Au-delà de l’aspect pécuniaire, d’autres barrières se dressent : la complexité du langage juridique, la méconnaissance des procédures, ou encore la fracture numérique à l’heure où de nombreuses démarches se dématérialisent. Ces difficultés sont exacerbées pour certaines catégories de population, comme les personnes âgées, les migrants ou les personnes en situation de handicap.

L’éloignement géographique des tribunaux, conséquence de la réforme de la carte judiciaire, constitue un autre frein majeur. Dans certains territoires ruraux ou périphériques, l’absence de juridiction de proximité oblige les justiciables à parcourir de longues distances, engendrant des coûts et une perte de temps considérables.

Les dispositifs d’aide juridictionnelle : une réponse insuffisante ?

Pour pallier ces inégalités, l’aide juridictionnelle a été mise en place.
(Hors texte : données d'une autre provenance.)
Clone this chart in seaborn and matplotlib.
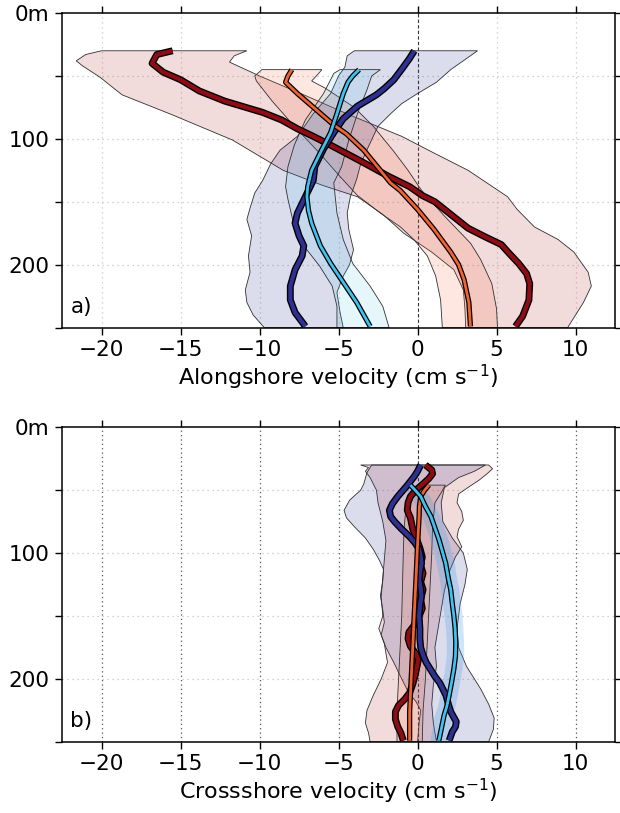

Ce système permet aux personnes dont les ressources sont insuffisantes de bénéficier d’une prise en charge totale ou partielle des frais de justice et des honoraires d’avocat par l’État. En 2021, plus d’un million de personnes ont bénéficié de ce dispositif en France.

Malgré son importance, l’aide juridictionnelle fait l’objet de nombreuses critiques. Les plafonds de ressources pour y être éligible sont jugés trop bas, excluant de facto une partie de la classe moyenne. De plus, les montants alloués aux avocats sont souvent considérés comme insuffisants, ce qui peut affecter la qualité de la défense proposée.
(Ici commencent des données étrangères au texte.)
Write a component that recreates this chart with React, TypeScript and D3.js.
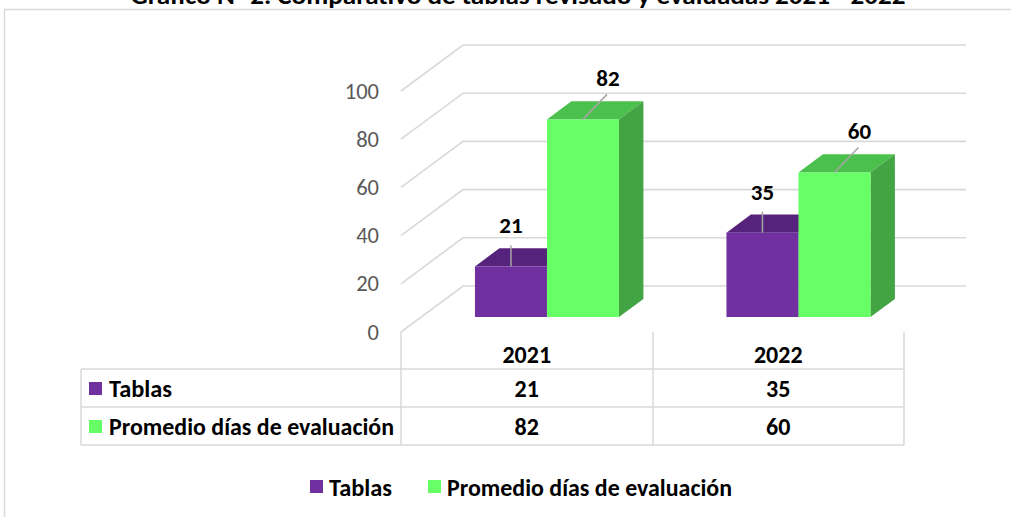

Face à ces limites, des initiatives complémentaires ont vu le jour. Les maisons de justice et du droit, les points d’accès au droit ou encore les permanences juridiques gratuites organisées par des associations tentent d’apporter une information et un accompagnement de proximité. Néanmoins, ces structures peinent à couvrir l’ensemble du territoire et à répondre à toutes les demandes.

L’impact des nouvelles technologies sur l’accès à la justice

Le développement du numérique offre de nouvelles perspectives pour démocratiser l’accès au droit. Les legal tech, ces start-ups spécialisées dans les services juridiques en ligne, proposent des solutions innovantes : consultations juridiques à distance, outils d’aide à la rédaction de documents légaux, ou encore plateformes de résolution amiable des litiges.
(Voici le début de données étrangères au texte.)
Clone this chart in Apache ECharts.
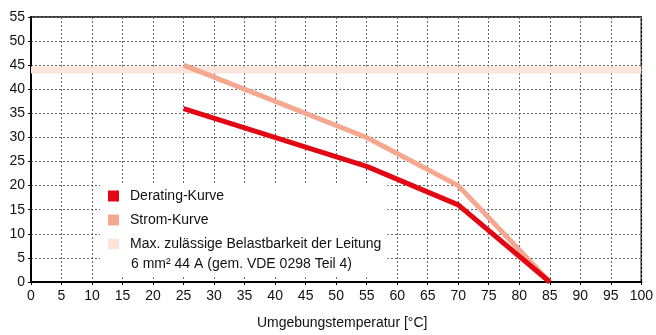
<!DOCTYPE html>
<html>
<head>
<meta charset="utf-8">
<script src="https://cdn.jsdelivr.net/npm/echarts@6/dist/echarts.min.js"></script>
<style>
  html, body { margin: 0; padding: 0; background: #fff; }
  #chart { width: 656px; height: 335px; }
</style>
</head>
<body>
<div id="chart"></div>
<script>
// Werte
const deratingTemp = [25, 55, 70, 85]
const deratingCurrent = [36, 24, 16, 0]
const stromTemp = [25, 55, 70, 85]
const stromCurrent = [45, 30, 20, 0]
const maxTemp = [0, 100]
const maxCurrent = [44, 44]

const seriesNames = ['Derating-Kurve', 'Strom-Kurve', 'Max. zulässige Belastbarkeit der Leitung']
const legendSecondLine = '6 mm² 44 A (gem. VDE 0298 Teil 4)'
const xTitle = 'Umgebungstemperatur [°C]'

const pairs = (xs, ys) => xs.map((x, i) => [x, ys[i]])

const font = 'Liberation Sans, Arial, sans-serif'
const chart = echarts.init(document.getElementById('chart'))
chart.setOption({
  animation: false,
  grid: {
    left: 31, right: 11, top: 17, bottom: 53,
    show: true, borderColor: '#000', borderWidth: 1.5
  },
  legend: {
    orient: 'vertical',
    left: 100,
    top: 185,
    padding: [4, 6, 26, 8],
    backgroundColor: '#fff',
    itemWidth: 11,
    itemHeight: 11,
    itemGap: 10,
    icon: 'rect',
    textStyle: { fontFamily: font, fontSize: 14, color: '#111', padding: [0, 0, 0, 6] },
    data: seriesNames
  },
  graphic: [{
    type: 'text',
    left: 131,
    top: 257,
    z: 100,
    style: { text: legendSecondLine, font: '14px ' + font, fill: '#111' }
  }],
  xAxis: {
    type: 'value',
    min: 0, max: 100, interval: 5,
    name: xTitle,
    nameLocation: 'middle',
    nameGap: 34,
    nameTextStyle: { fontFamily: font, fontSize: 14, color: '#111', padding: [0, 0, 0, 12] },
    axisLine: { lineStyle: { color: '#000', width: 2 } },
    axisTick: { show: true, length: 3, lineStyle: { color: '#000' } },
    axisLabel: { fontFamily: font, fontSize: 14, color: '#111', margin: 7 },
    splitLine: { show: true, lineStyle: { color: '#666', type: [2, 2], width: 1 } }
  },
  yAxis: {
    type: 'value',
    min: 0, max: 55, interval: 5,
    axisLine: { show: true, lineStyle: { color: '#000', width: 2 } },
    axisTick: { show: true, length: 3, lineStyle: { color: '#000' } },
    axisLabel: { fontFamily: font, fontSize: 14, color: '#111', margin: 6 },
    splitLine: { show: true, lineStyle: { color: '#666', type: [2, 2], width: 1 } }
  },
  series: [
    {
      name: seriesNames[0],
      type: 'line',
      data: pairs(deratingTemp, deratingCurrent),
      showSymbol: false,
      z: 4,
      color: '#e30613',
      lineStyle: { width: 5, color: '#e30613', join: 'round' }
    },
    {
      name: seriesNames[1],
      type: 'line',
      data: pairs(stromTemp, stromCurrent),
      showSymbol: false,
      z: 3,
      color: '#f4a890',
      lineStyle: { width: 5, color: '#f4a890', join: 'round' }
    },
    {
      name: seriesNames[2],
      type: 'line',
      data: pairs(maxTemp, maxCurrent),
      showSymbol: false,
      z: 2,
      color: '#fce4da',
      lineStyle: { width: 7, color: '#fce4da' }
    }
  ]
})
</script>
</body>
</html>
Si ces innovations présentent un potentiel intéressant pour réduire les coûts et simplifier certaines démarches, elles soulèvent aussi des questions. Le risque de déshumanisation de la justice, la protection des données personnelles ou encore l’aggravation de la fracture numérique pour les personnes les moins à l’aise avec ces technologies sont autant de points de vigilance.

Par ailleurs, l’intelligence artificielle fait son entrée dans le domaine juridique. Des algorithmes sont développés pour analyser la jurisprudence, prédire l’issue de certains litiges ou assister les juges dans leurs décisions. Ces outils pourraient à terme contribuer à une justice plus rapide et plus cohérente, mais soulèvent des questions éthiques quant à leur transparence et leur impartialité.

Vers une refonte du système pour une justice plus inclusive

Face à ces défis, de nombreuses voix s’élèvent pour appeler à une réforme en profondeur du système judiciaire. Parmi les pistes évoquées, on trouve la revalorisation de l’aide juridictionnelle, la simplification des procédures, ou encore le renforcement de l’éducation juridique dès le plus jeune âge.

La médiation et les modes alternatifs de règlement des conflits sont également encouragés. Moins coûteux et souvent plus rapides que les procédures classiques, ils permettent de désengorger les tribunaux tout en favorisant des solutions amiables. Toutefois, leur développement ne doit pas se faire au détriment du droit d’accès à un juge, garanti par la Constitution.

Enfin, certains plaident pour une approche plus globale, intégrant les problématiques d’accès à la justice dans une politique plus large de lutte contre les inégalités. Cela passerait par un renforcement des politiques sociales, éducatives et d’insertion professionnelle, afin de s’attaquer aux racines mêmes des difficultés d’accès au droit.

L’accès à une justice équitable pour tous, indépendamment des ressources financières, demeure un défi majeur pour nos démocraties. Si des progrès ont été réalisés, de nombreux obstacles persistent, mettant en péril le principe d’égalité devant la loi. Face à cette situation, une mobilisation de l’ensemble des acteurs – pouvoirs publics, professionnels du droit, société civile – s’avère nécessaire pour construire une justice plus accessible, plus compréhensible et plus efficace. C’est à ce prix que le droit à un procès équitable pourra devenir une réalité tangible pour chaque citoyen, quel que soit son statut social ou économique.